Stated problem:
No images are to be carried over; print all other material exactly as it stands.

Data segment:
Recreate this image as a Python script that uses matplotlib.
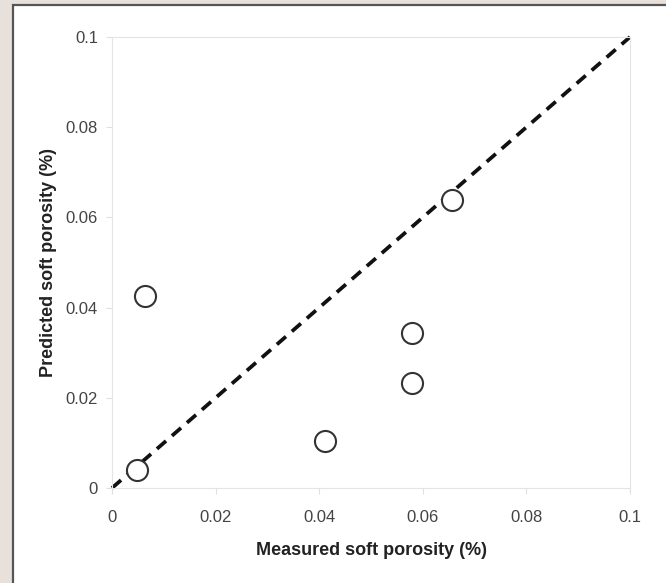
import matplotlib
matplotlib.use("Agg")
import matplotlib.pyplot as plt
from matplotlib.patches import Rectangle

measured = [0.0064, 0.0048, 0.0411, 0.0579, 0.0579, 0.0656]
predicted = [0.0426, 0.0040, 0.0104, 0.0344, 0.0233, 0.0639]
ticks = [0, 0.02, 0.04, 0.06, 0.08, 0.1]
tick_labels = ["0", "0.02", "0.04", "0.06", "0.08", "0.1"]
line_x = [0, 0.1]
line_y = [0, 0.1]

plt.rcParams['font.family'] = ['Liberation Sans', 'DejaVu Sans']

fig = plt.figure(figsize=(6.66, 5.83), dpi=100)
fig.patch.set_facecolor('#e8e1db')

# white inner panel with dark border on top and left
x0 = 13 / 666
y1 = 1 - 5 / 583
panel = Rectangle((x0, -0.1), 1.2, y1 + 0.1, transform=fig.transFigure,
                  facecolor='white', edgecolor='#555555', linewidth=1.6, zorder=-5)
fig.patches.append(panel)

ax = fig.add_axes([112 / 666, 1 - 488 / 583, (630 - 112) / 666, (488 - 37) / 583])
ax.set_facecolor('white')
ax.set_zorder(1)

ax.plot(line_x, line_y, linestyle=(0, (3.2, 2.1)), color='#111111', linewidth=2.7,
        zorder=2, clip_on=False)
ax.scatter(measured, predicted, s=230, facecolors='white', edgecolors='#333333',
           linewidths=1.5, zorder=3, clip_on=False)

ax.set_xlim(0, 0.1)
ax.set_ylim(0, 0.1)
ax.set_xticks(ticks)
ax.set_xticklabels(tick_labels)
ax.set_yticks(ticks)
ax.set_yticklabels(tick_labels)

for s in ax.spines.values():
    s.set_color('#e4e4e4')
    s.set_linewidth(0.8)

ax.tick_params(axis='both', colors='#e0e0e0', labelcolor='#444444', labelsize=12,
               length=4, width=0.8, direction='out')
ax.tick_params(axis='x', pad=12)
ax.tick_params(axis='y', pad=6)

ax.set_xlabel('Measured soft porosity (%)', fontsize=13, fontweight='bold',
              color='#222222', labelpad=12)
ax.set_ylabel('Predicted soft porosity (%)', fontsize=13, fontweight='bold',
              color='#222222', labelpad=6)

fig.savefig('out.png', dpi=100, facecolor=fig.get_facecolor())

Correct result:
Recreate this image as a Python script that uses matplotlib.
import matplotlib
matplotlib.use("Agg")
import matplotlib.pyplot as plt
from matplotlib.patches import Rectangle

measured = [0.0064, 0.0048, 0.0411, 0.0579, 0.0579, 0.0656]
predicted = [0.0426, 0.0040, 0.0104, 0.0344, 0.0233, 0.0639]
ticks = [0, 0.02, 0.04, 0.06, 0.08, 0.1]
tick_labels = ["0", "0.02", "0.04", "0.06", "0.08", "0.1"]
line_x = [0, 0.1]
line_y = [0, 0.1]

plt.rcParams['font.family'] = ['Liberation Sans', 'DejaVu Sans']

fig = plt.figure(figsize=(6.66, 5.83), dpi=100)
fig.patch.set_facecolor('#e8e1db')

# white inner panel with dark border on top and left
x0 = 13 / 666
y1 = 1 - 5 / 583
panel = Rectangle((x0, -0.1), 1.2, y1 + 0.1, transform=fig.transFigure,
                  facecolor='white', edgecolor='#555555', linewidth=1.6, zorder=-5)
fig.patches.append(panel)

ax = fig.add_axes([112 / 666, 1 - 488 / 583, (630 - 112) / 666, (488 - 37) / 583])
ax.set_facecolor('white')
ax.set_zorder(1)

ax.plot(line_x, line_y, linestyle=(0, (3.2, 2.1)), color='#111111', linewidth=2.7,
        zorder=2, clip_on=False)
ax.scatter(measured, predicted, s=230, facecolors='white', edgecolors='#333333',
           linewidths=1.5, zorder=3, clip_on=False)

ax.set_xlim(0, 0.1)
ax.set_ylim(0, 0.1)
ax.set_xticks(ticks)
ax.set_xticklabels(tick_labels)
ax.set_yticks(ticks)
ax.set_yticklabels(tick_labels)

for s in ax.spines.values():
    s.set_color('#e4e4e4')
    s.set_linewidth(0.8)

ax.tick_params(axis='both', colors='#e0e0e0', labelcolor='#444444', labelsize=12,
               length=4, width=0.8, direction='out')
ax.tick_params(axis='x', pad=12)
ax.tick_params(axis='y', pad=6)

ax.set_xlabel('Measured soft porosity (%)', fontsize=13, fontweight='bold',
              color='#222222', labelpad=12)
ax.set_ylabel('Predicted soft porosity (%)', fontsize=13, fontweight='bold',
              color='#222222', labelpad=6)

fig.savefig('out.png', dpi=100, facecolor=fig.get_facecolor())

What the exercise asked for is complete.